SMMD: In their defense, the best “influencers” can reach a lot of consumers with their messages. Without their help, how can brands scale their social strategies?
Williams: We’re all social creatures, and we can’t help but affect others and be affected by them -- more profoundly than, say, a celebrity recommendation. Your friend buys a new song and your odds of buying that song go up. You play a game, and your friends are more likely to. With the science of micro social analytics and machine learning, we are constantly looking at the “social graph” of each consumer and how they have a ripple effect on their circle of influence.
SMMD: If a brand wants to maximize “social value,” what platforms and technology vendors should it be investing in?
Williams: The brand needs data at three steps: acquisition, analytics while in the service and CRM. Acquisition metrics are all about where the users came from. Combine a basic attribution package with insight into the consumer's eventual value and you can see what your costs of customer acquisition are. Add social value and you get the full picture. Analytics during the life cycle are equally important, and that's where we live. Companies need to be able to tie social value to specific content and services they offer. Does it go up at level 5, or when they put items in the cart? You have to have these basic nuts and bolts, often beyond aggregate systems like Google Analytics or Flurry. Then, you need tools to actually reach these social whales. Every firm needs a good campaign management tool and vendors for push notification, in-app messaging or email--whatever flavor fits the product best.
SMMD: With respect to “social value,” what best practices should brands be following?
Williams: Brands should first start thinking about how customers relate to each other, not just the brand. Can they impact that relationship by helping it out? If they make two consumers happy together, the brand will make its money just fine. Sometimes, it's just about giving a discount and seeing that value ripple out, but sometimes, it's about that more organic social relationship between customers. If the brand recognizes this, they'll realize that they need to piggyback on these influencers. Make them happy and results will follow. Get more of them because they're worth more than a life time value (LTV) system realizes. And retain them because when they go, you lose more than you thought.
SMMD: For all their limitations, do you foresee social influencers losing their appeal among brands any time soon?
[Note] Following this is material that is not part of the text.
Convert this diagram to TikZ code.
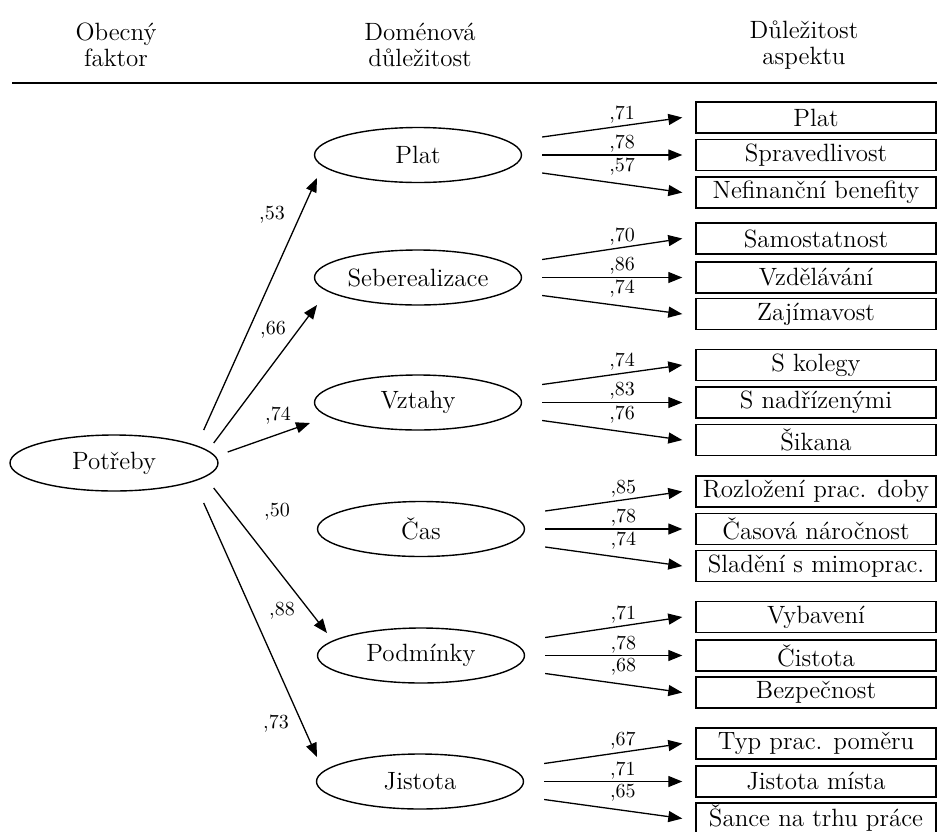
\documentclass[tikz,border=0pt]{standalone}
\usetikzlibrary{arrows.meta,shapes.geometric}

\tikzset{
  every node/.style={font=\fontsize{12.5}{13}\selectfont},
  heading/.style={align=center, font=\fontsize{12.5}{13}\selectfont},
  factornode/.style={ellipse, draw, line width=0.7pt, minimum width=104pt,
    minimum height=28pt, inner sep=0pt},
  domnode/.style={ellipse, draw, line width=0.7pt, minimum width=103.5pt,
    minimum height=27.5pt, inner sep=0pt},
  aspectbox/.style={rectangle, draw, line width=0.7pt, minimum width=120pt,
    minimum height=15.5pt, inner sep=0pt},
  conn/.style={line width=0.65pt, -{Triangle[length=7pt,width=5.5pt]}},
  coef/.style={font=\fontsize{10}{11}\selectfont, inner sep=1pt},
}

\begin{document}
\begin{tikzpicture}[x=0.5pt, y=-0.5pt]
\useasboundingbox (0,0) rectangle (937,831);
\clip (0,0) rectangle (937,831);

% column headings and rule
\node[heading] (h1) at (116,45) {Obecný\\faktor};
\node[heading] (h2) at (420,45) {Doménová\\důležitost};
\node[heading] (h3) at (804,45) {Důležitost\\aspektu};
\draw[line width=1.3pt] (12,83) -- (937,83);

% general factor
\node[factornode] (pot) at (114,463) {Potřeby};

% domains
\node[domnode] (plat) at (418,155)   {Plat};
\node[domnode] (sebe) at (418,277.5) {Seberealizace};
\node[domnode] (vzt)  at (418,402.5) {Vztahy};
\node[domnode] (cas)  at (421,529)   {Čas};
\node[domnode] (podm) at (421,655.5) {Podmínky};
\node[domnode] (jist) at (420,781.5) {Jistota};

% aspects
\node[aspectbox] (b11) at (816,117.5) {Plat};
\node[aspectbox] (b12) at (816,155)   {Spravedlivost};
\node[aspectbox] (b13) at (816,192.5) {Nefinanční benefity};

\node[aspectbox] (b21) at (816,238.5) {Samostatnost};
\node[aspectbox] (b22) at (816,277.5) {Vzdělávání};
\node[aspectbox] (b23) at (816,314)   {Zajímavost};

\node[aspectbox] (b31) at (816,365)   {S kolegy};
\node[aspectbox] (b32) at (816,402.5) {S nadřízenými};
\node[aspectbox] (b33) at (816,440)   {Šikana};

\node[aspectbox] (b41) at (816,491.5) {Rozložení prac. doby};
\node[aspectbox] (b42) at (816,529)   {Časová náročnost};
\node[aspectbox] (b43) at (816,566)   {Sladění s mimoprac.};

\node[aspectbox] (b51) at (816,617)   {Vybavení};
\node[aspectbox] (b52) at (816,655.5) {Čistota};
\node[aspectbox] (b53) at (816,692.5) {Bezpečnost};

\node[aspectbox] (b61) at (816,743.5) {Typ prac. poměru};
\node[aspectbox] (b62) at (816,781.5) {Jistota místa};
\node[aspectbox] (b63) at (816,818.5) {Šance na trhu práce};

% loadings of the domains on the general factor
\draw[conn] ([shift={(-15,-33)}]pot.east) -- ([shift={(-101,23)}]plat.center);
\draw[conn] ([shift={(-5,-20)}]pot.east)  -- ([shift={(-101,27.5)}]sebe.center);
\draw[conn] ([shift={(9,-11)}]pot.east)   -- ([shift={(-108,20.5)}]vzt.center);
\draw[conn] ([shift={(-5,25)}]pot.east)   -- ([shift={(-94,-22.5)}]podm.center);
\draw[conn] ([shift={(-15,40)}]pot.east)  -- ([shift={(-103,-24.5)}]jist.center);

\node[coef] (l1) at (272,215) {,53};
\node[coef] (l2) at (273,330) {,66};
\node[coef] (l3) at (278,416) {,74};
\node[coef] (l4) at (277,512) {,50};
\node[coef] (l5) at (282,611) {,88};
\node[coef] (l6) at (276,724) {,73};

% loadings of the aspects on their domains
\foreach \d/\g/\a/\b/\c in {plat/1/71/78/57, sebe/2/70/86/74,
    vzt/3/74/83/76, cas/4/85/78/74, podm/5/71/78/68,
    jist/6/67/71/65}{
  \draw[conn] ([shift={(20,-18)}]\d.east) -- ([xshift=-6.5pt]b\g1.west)
    node[coef, pos=0.57, above] (w\g1) {,\a};
  \draw[conn] ([xshift=10pt]\d.east) -- ([xshift=-6.5pt]b\g2.west)
    node[coef, pos=0.57, above] (w\g2) {,\b};
  \draw[conn] ([shift={(20,18)}]\d.east) -- ([xshift=-6.5pt]b\g3.west)
    node[coef, pos=0.57, above, yshift=3pt] (w\g3) {,\c};
}
\end{tikzpicture}
\end{document}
Williams: Social influencers in the current sense of social media mavens are still useful. These are the people who make good spokespersons and command attention. I don't recommend ignoring them. What I do recommend is realizing that your spouse, your co-worker and your friend down the block often command more influence than Ellen. If all you are doing is hiring bloggers, mavens and celebrities, you're missing out on the everyday very influential things that happen on the local level. It's time to realize that influence is micro, can be measured, and should be leveraged.